[Start]
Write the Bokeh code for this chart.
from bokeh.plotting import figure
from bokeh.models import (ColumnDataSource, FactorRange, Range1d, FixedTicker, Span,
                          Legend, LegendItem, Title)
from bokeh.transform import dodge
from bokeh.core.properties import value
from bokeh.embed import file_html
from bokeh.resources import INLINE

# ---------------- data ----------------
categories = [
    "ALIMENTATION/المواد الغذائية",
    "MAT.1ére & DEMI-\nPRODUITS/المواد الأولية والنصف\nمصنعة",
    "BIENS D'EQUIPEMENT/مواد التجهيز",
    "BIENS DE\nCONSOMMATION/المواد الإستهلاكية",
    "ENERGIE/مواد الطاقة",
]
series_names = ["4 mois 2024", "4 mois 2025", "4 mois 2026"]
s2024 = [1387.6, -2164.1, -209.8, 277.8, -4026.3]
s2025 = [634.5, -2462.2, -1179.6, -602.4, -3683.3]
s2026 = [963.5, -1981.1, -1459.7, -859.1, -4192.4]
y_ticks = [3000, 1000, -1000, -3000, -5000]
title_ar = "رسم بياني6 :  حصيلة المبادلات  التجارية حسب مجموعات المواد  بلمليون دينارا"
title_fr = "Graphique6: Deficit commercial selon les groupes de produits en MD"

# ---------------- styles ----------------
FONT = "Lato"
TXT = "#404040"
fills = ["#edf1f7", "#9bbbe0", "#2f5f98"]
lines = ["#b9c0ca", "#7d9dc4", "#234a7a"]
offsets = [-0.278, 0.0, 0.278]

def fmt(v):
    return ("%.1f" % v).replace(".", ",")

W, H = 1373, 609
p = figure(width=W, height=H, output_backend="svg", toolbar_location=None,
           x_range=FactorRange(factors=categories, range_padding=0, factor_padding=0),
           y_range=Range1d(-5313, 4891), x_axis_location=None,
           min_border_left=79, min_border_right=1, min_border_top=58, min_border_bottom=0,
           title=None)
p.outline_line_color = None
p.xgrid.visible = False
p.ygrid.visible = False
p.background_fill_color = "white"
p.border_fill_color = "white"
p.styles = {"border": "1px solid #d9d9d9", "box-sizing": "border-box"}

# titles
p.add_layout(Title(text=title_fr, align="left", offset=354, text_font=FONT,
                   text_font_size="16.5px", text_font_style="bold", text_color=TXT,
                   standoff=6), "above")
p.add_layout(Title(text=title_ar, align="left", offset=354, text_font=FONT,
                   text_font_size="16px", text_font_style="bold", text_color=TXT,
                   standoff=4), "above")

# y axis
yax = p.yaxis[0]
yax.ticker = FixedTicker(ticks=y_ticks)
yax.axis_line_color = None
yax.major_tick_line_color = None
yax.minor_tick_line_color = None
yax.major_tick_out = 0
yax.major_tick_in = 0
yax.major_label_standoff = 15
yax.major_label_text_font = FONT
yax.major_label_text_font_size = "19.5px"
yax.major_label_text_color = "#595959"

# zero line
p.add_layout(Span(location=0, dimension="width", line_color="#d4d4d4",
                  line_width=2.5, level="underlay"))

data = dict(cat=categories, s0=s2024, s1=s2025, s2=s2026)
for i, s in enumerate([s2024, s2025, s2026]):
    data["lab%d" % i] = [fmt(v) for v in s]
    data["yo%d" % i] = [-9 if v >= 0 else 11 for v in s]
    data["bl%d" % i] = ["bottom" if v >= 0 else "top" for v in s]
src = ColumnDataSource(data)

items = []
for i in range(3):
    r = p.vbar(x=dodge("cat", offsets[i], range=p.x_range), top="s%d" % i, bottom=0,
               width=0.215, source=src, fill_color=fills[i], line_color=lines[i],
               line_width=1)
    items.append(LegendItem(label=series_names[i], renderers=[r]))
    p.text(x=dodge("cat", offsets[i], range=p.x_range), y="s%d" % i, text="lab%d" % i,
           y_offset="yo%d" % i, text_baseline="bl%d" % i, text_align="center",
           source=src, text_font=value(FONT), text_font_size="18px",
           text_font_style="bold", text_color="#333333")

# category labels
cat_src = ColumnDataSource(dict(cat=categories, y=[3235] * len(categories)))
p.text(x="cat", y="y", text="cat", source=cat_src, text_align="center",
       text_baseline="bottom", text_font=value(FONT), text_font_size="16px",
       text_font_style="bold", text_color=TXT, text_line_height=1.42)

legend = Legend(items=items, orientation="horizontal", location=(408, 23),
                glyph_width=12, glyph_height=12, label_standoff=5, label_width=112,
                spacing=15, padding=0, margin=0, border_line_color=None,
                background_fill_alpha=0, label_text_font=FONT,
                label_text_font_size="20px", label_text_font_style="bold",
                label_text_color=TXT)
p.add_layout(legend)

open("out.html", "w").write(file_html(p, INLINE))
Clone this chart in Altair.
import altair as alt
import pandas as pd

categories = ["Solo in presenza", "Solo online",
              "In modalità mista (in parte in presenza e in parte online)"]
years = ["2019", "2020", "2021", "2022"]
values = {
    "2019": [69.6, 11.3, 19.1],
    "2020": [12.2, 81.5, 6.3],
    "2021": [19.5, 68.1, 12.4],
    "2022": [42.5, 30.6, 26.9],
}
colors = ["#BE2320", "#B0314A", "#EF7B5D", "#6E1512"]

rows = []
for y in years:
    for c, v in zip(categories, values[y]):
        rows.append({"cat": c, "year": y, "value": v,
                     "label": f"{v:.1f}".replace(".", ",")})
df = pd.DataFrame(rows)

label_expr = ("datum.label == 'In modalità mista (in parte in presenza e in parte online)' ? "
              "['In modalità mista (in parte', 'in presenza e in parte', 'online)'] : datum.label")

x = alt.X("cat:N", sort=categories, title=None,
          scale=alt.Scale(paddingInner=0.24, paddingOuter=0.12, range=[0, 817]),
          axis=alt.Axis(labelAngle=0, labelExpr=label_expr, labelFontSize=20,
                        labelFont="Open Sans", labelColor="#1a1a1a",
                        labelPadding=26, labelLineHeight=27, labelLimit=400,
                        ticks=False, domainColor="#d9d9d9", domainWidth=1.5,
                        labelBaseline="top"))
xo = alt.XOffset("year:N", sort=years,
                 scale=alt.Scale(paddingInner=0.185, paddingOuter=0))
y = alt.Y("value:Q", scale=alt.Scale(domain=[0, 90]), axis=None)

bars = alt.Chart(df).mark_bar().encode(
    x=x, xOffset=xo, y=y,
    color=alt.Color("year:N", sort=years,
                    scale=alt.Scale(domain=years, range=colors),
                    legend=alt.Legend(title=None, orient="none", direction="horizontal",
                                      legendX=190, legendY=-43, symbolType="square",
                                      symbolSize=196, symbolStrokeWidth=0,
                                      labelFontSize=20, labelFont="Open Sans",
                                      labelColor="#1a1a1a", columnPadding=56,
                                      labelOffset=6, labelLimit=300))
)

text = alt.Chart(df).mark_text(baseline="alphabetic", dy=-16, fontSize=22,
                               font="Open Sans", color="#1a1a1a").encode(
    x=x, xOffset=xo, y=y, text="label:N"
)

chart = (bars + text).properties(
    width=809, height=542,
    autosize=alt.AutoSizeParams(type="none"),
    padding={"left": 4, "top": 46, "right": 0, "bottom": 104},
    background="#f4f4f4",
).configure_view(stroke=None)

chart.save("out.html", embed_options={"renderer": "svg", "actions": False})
[End]
- [Problem statement] Between the line containing "Clone this chart in Altair." and the line containing "(in parte', 'in" lies the part to return. Return it exactly, counting both of those lines.

- [Final answer]
Clone this chart in Altair.
import altair as alt
import pandas as pd

categories = ["Solo in presenza", "Solo online",
              "In modalità mista (in parte in presenza e in parte online)"]
years = ["2019", "2020", "2021", "2022"]
values = {
    "2019": [69.6, 11.3, 19.1],
    "2020": [12.2, 81.5, 6.3],
    "2021": [19.5, 68.1, 12.4],
    "2022": [42.5, 30.6, 26.9],
}
colors = ["#BE2320", "#B0314A", "#EF7B5D", "#6E1512"]

rows = []
for y in years:
    for c, v in zip(categories, values[y]):
        rows.append({"cat": c, "year": y, "value": v,
                     "label": f"{v:.1f}".replace(".", ",")})
df = pd.DataFrame(rows)

label_expr = ("datum.label == 'In modalità mista (in parte in presenza e in parte online)' ? "
              "['In modalità mista (in parte', 'in presenza e in parte', 'online)'] : datum.label")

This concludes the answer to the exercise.